I can appreciate the fact that the right is having some trouble defending its national security policies, but the near-constant references to the TV show 24 are getting a little silly. Media Matters had a good item on this yesterday.
In his January 30 syndicated column, Cal Thomas attacked “ideologically decrepit” Iraq war protesters and claimed: “Unlike Vietnam, the Islamofascists won’t leave us alone if we leave Iraq before stability is established.” Discussing the possible consequences of exiting Iraq, Thomas referenced Fox Broadcasting’s TV series 24: “Watch the TV drama ’24’ for what could be our prophetic and imminent future with a nuclear device exploding in major cities. Having concluded we don’t have the stomach to fight them on their turf, they might understandably deduce we are even less willing to fight them on ours.”
Thomas is not the first conservative to use 24 to forecast a nuclear attack on the United States. On the January 16 edition of Fox News’ The Big Story — airing a day after the premiere of 24’s sixth season, in which “terrorists detonate a mini nuclear bomb in downtown Los Angeles” — host John Gibson stated: “Well, certainly may be fiction for now. But 24’s Jack Bauer has it right. People need to wake up to the possibility of nuclear attack.” Gibson later asked: “Is 24’s faux suitcase nuke bomb a real wake-up call for America? Should we take this as an early warning sign that something like this could happen here?”
This has been going on for a while. In September, Laura Ingraham justified torture techniques by pointing to the show. Around the same time, Glenn Beck did the same thing. Two weeks ago, Fox News ran a segment quoting a private investigator using 24 to justify the use of racial profiling when searching for terror suspects: “The fact of the matter is — I mean, you don’t watch 24 on Fox TV? They’re out there. They’re out there. There are cells out there. We have to protect ourselves against it, as Americans.”

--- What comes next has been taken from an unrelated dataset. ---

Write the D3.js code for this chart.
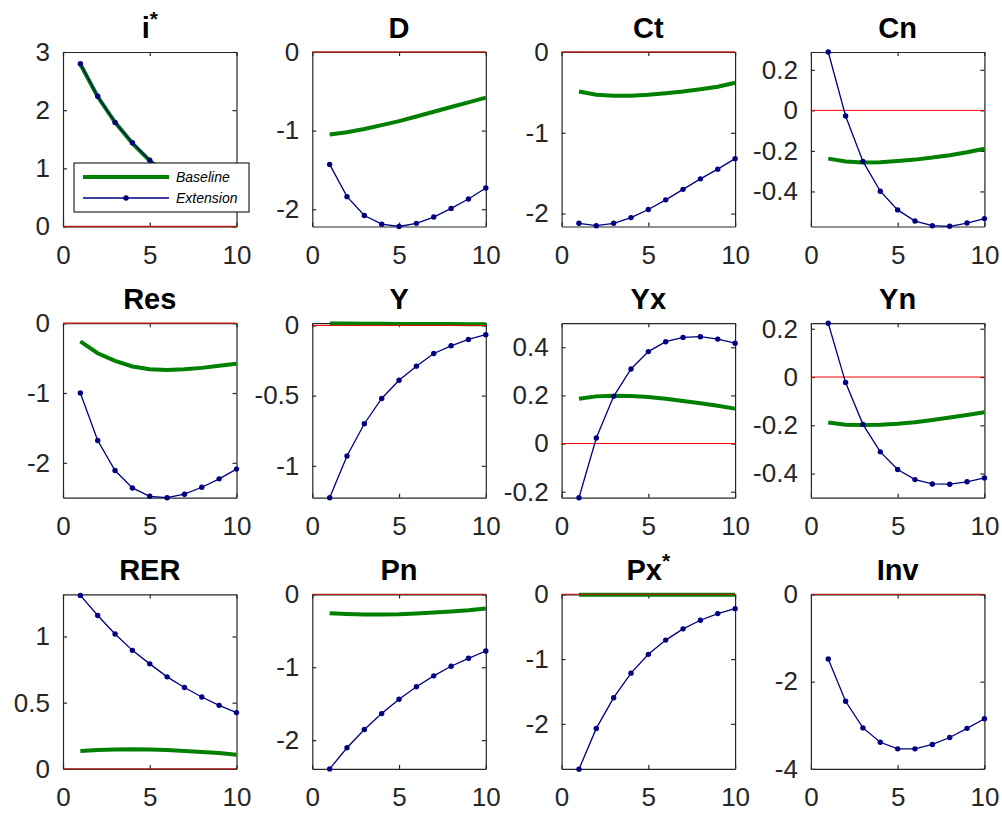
<!DOCTYPE html>
<html lang="en">
<head>
    <meta charset="UTF-8">
    <title>IRF</title>
    <style>
        body{ margin:0; background:#fff; }
        text{ font-family:"Liberation Sans", Arial, Helvetica, sans-serif; }
        .tick text{ fill:#262626; font-size:26px; }
        .domain, .tick line{ stroke:#262626; stroke-width:1.2px; }
    </style>
    <script src="https://d3js.org/d3.v7.min.js"></script>
</head>
<body>
    <div class="canvas"></div>
    <script>
    const periods = [1, 2, 3, 4, 5, 6, 7, 8, 9, 10];
    const titles = ['i*', 'D', 'Ct', 'Cn', 'Res', 'Y', 'Yx', 'Yn', 'RER', 'Pn', 'Px*', 'Inv'];

    // baseline (green) responses
    const baseIstar = [2.79, 2.23, 1.79, 1.43, 1.13, 0.90, 0.72, 0.57, 0.46, 0.37];
    const baseD   = [-1.05, -1.02, -0.98, -0.93, -0.88, -0.82, -0.76, -0.70, -0.64, -0.58];
    const baseCt  = [-0.49, -0.53, -0.54, -0.54, -0.53, -0.51, -0.49, -0.46, -0.43, -0.38];
    const baseCn  = [-0.238, -0.252, -0.257, -0.256, -0.250, -0.243, -0.233, -0.221, -0.207, -0.189];
    const baseRes = [-0.26, -0.43, -0.54, -0.62, -0.66, -0.67, -0.66, -0.64, -0.61, -0.58];
    const baseY   = [0.013, 0.013, 0.012, 0.012, 0.011, 0.011, 0.010, 0.010, 0.009, 0.009];
    const baseYx  = [0.186, 0.196, 0.199, 0.198, 0.193, 0.186, 0.177, 0.167, 0.157, 0.145];
    const baseYn  = [-0.188, -0.198, -0.199, -0.198, -0.194, -0.187, -0.178, -0.168, -0.157, -0.146];
    const baseRER = [0.135, 0.142, 0.147, 0.148, 0.146, 0.142, 0.136, 0.128, 0.120, 0.107];
    const basePn  = [-0.259, -0.270, -0.277, -0.277, -0.273, -0.263, -0.250, -0.235, -0.218, -0.195];
    const basePx  = [-0.004, -0.004, -0.004, -0.004, -0.004, -0.004, -0.004, -0.004, -0.004, -0.004];
    const baseInv = [];

    // extension (navy, dotted markers) responses
    const extIstar = [2.80, 2.24, 1.79, 1.44, 1.14, 0.91, 0.73, 0.58, 0.47, 0.38];
    const extD   = [-1.43, -1.84, -2.08, -2.19, -2.22, -2.18, -2.10, -1.99, -1.87, -1.73];
    const extCt  = [-2.12, -2.15, -2.12, -2.05, -1.95, -1.83, -1.70, -1.57, -1.45, -1.32];
    const extCn  = [0.288, -0.028, -0.252, -0.399, -0.491, -0.546, -0.569, -0.572, -0.556, -0.534];
    const extRes = [-1.00, -1.68, -2.11, -2.36, -2.48, -2.50, -2.45, -2.35, -2.23, -2.09];
    const extY   = [-1.227, -0.93, -0.70, -0.52, -0.39, -0.29, -0.20, -0.145, -0.10, -0.066];
    const extYx  = [-0.225, 0.023, 0.196, 0.310, 0.382, 0.423, 0.441, 0.444, 0.434, 0.417];
    const extYn  = [0.223, -0.023, -0.196, -0.310, -0.383, -0.425, -0.443, -0.444, -0.434, -0.418];
    const extRER = [1.31, 1.158, 1.018, 0.895, 0.793, 0.695, 0.615, 0.543, 0.480, 0.425];
    const extPn  = [-2.395, -2.105, -1.855, -1.636, -1.44, -1.268, -1.118, -0.986, -0.877, -0.777];
    const extPx  = [-2.70, -2.07, -1.596, -1.217, -0.926, -0.706, -0.532, -0.399, -0.297, -0.22];
    const extInv = [-1.48, -2.45, -3.06, -3.39, -3.54, -3.54, -3.44, -3.28, -3.07, -2.85];

    const baselines = [baseIstar, baseD, baseCt, baseCn, baseRes, baseY, baseYx, baseYn, baseRER, basePn, basePx, baseInv];
    const extensions = [extIstar, extD, extCt, extCn, extRes, extY, extYx, extYn, extRER, extPn, extPx, extInv];

    // y limits and y tick values per panel
    const yLimits = [[0, 3], [-2.22, 0], [-2.16, 0], [-0.573, 0.288], [-2.5, 0], [-1.227, 0.016],
                     [-0.225, 0.5], [-0.5, 0.223], [0, 1.3175], [-2.395, 0], [-2.696, 0], [-4, 0]];
    const yTicks = [[0, 1, 2, 3], [-2, -1, 0], [-2, -1, 0], [-0.4, -0.2, 0, 0.2], [-2, -1, 0], [-1, -0.5, 0],
                    [-0.2, 0, 0.2, 0.4], [-0.4, -0.2, 0, 0.2], [0, 0.5, 1], [-2, -1, 0], [-2, -1, 0], [-4, -2, 0]];
    const xTicks = [0, 5, 10];
    const legendLabels = ['Baseline', 'Extension'];

    const W = 173.5, H = 174.5;
    const svg = d3.select('.canvas')
                    .append('svg')
                    .attr('width', 1002)
                    .attr('height', 817);

    titles.forEach((title, i) => {
        const r = Math.floor(i / 4), c = i % 4;
        const left = 63 + c * 249.3, top = 52 + r * 271.2;
        const x = d3.scaleLinear().domain([0, 10]).range([left, left + W]);
        const y = d3.scaleLinear().domain(yLimits[i]).range([top + H, top]);
        const g = svg.append('g');

        g.append('rect')
            .attr('x', left).attr('y', top).attr('width', W).attr('height', H)
            .attr('fill', '#fff');

        const fmt = d => String(d);
        g.append('g').attr('transform', `translate(0,${top + H})`)
            .call(d3.axisBottom(x).tickValues(xTicks).tickSize(-4).tickSizeOuter(0).tickPadding(19).tickFormat(fmt));
        g.append('g').attr('transform', `translate(0,${top})`)
            .call(d3.axisTop(x).tickValues(xTicks).tickSize(-4).tickSizeOuter(0).tickFormat(''));
        g.append('g').attr('transform', `translate(${left},0)`)
            .call(d3.axisLeft(y).tickValues(yTicks[i]).tickSize(-4).tickSizeOuter(0).tickPadding(13).tickFormat(fmt));
        g.append('g').attr('transform', `translate(${left + W},0)`)
            .call(d3.axisRight(y).tickValues(yTicks[i]).tickSize(-4).tickSizeOuter(0).tickFormat(''));

        // title (asterisk as superscript)
        const t = g.append('text')
            .attr('x', left + W / 2).attr('y', top - 14)
            .attr('text-anchor', 'middle')
            .attr('font-weight', 'bold').attr('font-size', 29).attr('fill', '#000');
        const star = title.endsWith('*');
        t.append('tspan').text(star ? title.slice(0, -1) : title);
        if (star) t.append('tspan').attr('dy', -12).attr('font-size', 21).text('*');

        const line = d3.line().x((d, k) => x(periods[k])).y(d => y(d));

        if (baselines[i].length) {
            g.append('path').datum(baselines[i])
                .attr('d', line)
                .attr('fill', 'none').attr('stroke', '#008000').attr('stroke-width', 4);
        }

        // zero line (darker where it sits on the box edge)
        const onEdge = y(0) <= top + 0.5 || y(0) >= top + H - 0.5;
        g.append('line')
            .attr('x1', x(0)).attr('x2', x(10)).attr('y1', y(0)).attr('y2', y(0))
            .attr('stroke', onEdge ? '#b0201c' : '#ff0000').attr('stroke-width', onEdge ? 1.4 : 1);

        g.append('path').datum(extensions[i])
            .attr('d', line)
            .attr('fill', 'none').attr('stroke', '#000080').attr('stroke-width', 1.3);
        g.selectAll('circle')
            .data(extensions[i])
            .enter()
            .append('circle')
            .attr('cx', (d, k) => x(periods[k]))
            .attr('cy', d => y(d))
            .attr('r', 2.7)
            .attr('fill', '#000080');

        if (i === 0) {
            const lg = g.append('g').attr('transform', `translate(${left},${top})`);
            lg.append('rect')
                .attr('x', 11).attr('y', 111).attr('width', 175).attr('height', 49)
                .attr('fill', '#fff').attr('stroke', '#262626').attr('stroke-width', 1.2);
            lg.append('line').attr('x1', 20).attr('x2', 106).attr('y1', 125).attr('y2', 125)
                .attr('stroke', '#008000').attr('stroke-width', 4);
            lg.append('line').attr('x1', 20).attr('x2', 106).attr('y1', 146).attr('y2', 146)
                .attr('stroke', '#000080').attr('stroke-width', 1.3);
            lg.append('circle').attr('cx', 63).attr('cy', 146).attr('r', 2.7).attr('fill', '#000080');
            lg.selectAll('text.lab')
                .data(legendLabels)
                .enter()
                .append('text')
                .attr('class', 'lab')
                .attr('x', 113)
                .attr('y', (d, k) => 125 + k * 21)
                .attr('dy', '0.35em')
                .attr('font-size', 14)
                .attr('font-style', 'italic')
                .attr('fill', '#000')
                .text(d => d);
        }
    });
    </script>
</body>
</html>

Note to the right: 24 is just a TV show. It’s fiction. Made-up characters working for made-up agencies in made-up scenarios don’t actually help bolster your policy positions.
TNR’s Christopher Orr wrote a piece in May noting the way in which Jack Bauer somehow became a conservative hero.
As befits his training, he is a man of action: decisive, aggressive, and disinclined to play by the rules when he feels they’re getting in the way. He never wavers, second-guesses, or gives in to criticism, instead doing whatever needs to be done to safeguard American lives, regardless of the costs.
[tag]Conservative[/tag] fans of the show frequently note the similarities between Bauer’s disposition and that of a certain White House resident, and they claim that “24”‘s popularity is evidence that, whatever the polls may say, Americans want someone like [tag]Bush[/tag] to defend them in these troubled times. [Pat] Buchanan has gone as far as to pronounce the president our “Jack Bauer in the war on terror.”
I should admit that Ms. Carpetbagger and I have been watching the show for a while now and don’t quite see the connection the right prefers. As is often the case with political interpretations of art, people are generally seeing what they want to see. And, as Orr explained, the show probably tilts towards the Dems, suggesting that GOP fans of the show are missing key indicators.
Yes, there have been characters on the show who seem hatched from an Ann Coulter fever dream: a terrorist-coddling lawyer from “Amnesty Global” who prevents a much-needed interrogation; the secretary of defense’s petulant lefty son, who has to be chided for his “sixth-grade, Michael Moore logic,” et cetera.
But their population is dwarfed, in both number and significance, by the cast of liberal bugaboos: the shadowy businessmen who nefariously appear to pull the strings of more than one president; the vice president so eager to start a war in the Middle East that he uses the Twenty-Fifth Amendment to remove the more cautious president; and so on. It’s also hard to imagine it a coincidence that David Palmer, the wise, stalwart, honest president of the early seasons, is a Democrat, and that the Republicans who succeed him are a scandalmonger and a Nixonesque weasel who ultimately proves to be at the center of a conspiracy to manufacture evidence that will enable the deployment of U.S. forces abroad. “[tag]24[/tag]” may swing right more often than such one-sided liberal wish-fulfillments as “The West Wing” and “Commander in Chief,” but, on balance, its schizophrenic mix of political provocations still leans to the left.
I’d add a few more. Last season, there was a Republican president with a dangerous combination of dishonesty and a thirst for near-dictatorial power, who couldn’t be bothered to deal with constitutional limits in his ends-justify-the-means approach to national security. He was, needless to say, a villain. This season, Muslim detainees are unjustly incarcerated and mistreated, the FBI is characterized as abusing their power, a heroic White House aide is standing up for the Constitution while a villainous aide embraces the conservative line, and even Bauer has embraced the idea that the key to counterterrorism is relying on, instead of alienating, Muslim allies.
I suppose I can understand the appeal of the show for Bush’s allies — the White House national security policy and 24 are both largely based on fiction. But that hardly makes it a Republican show.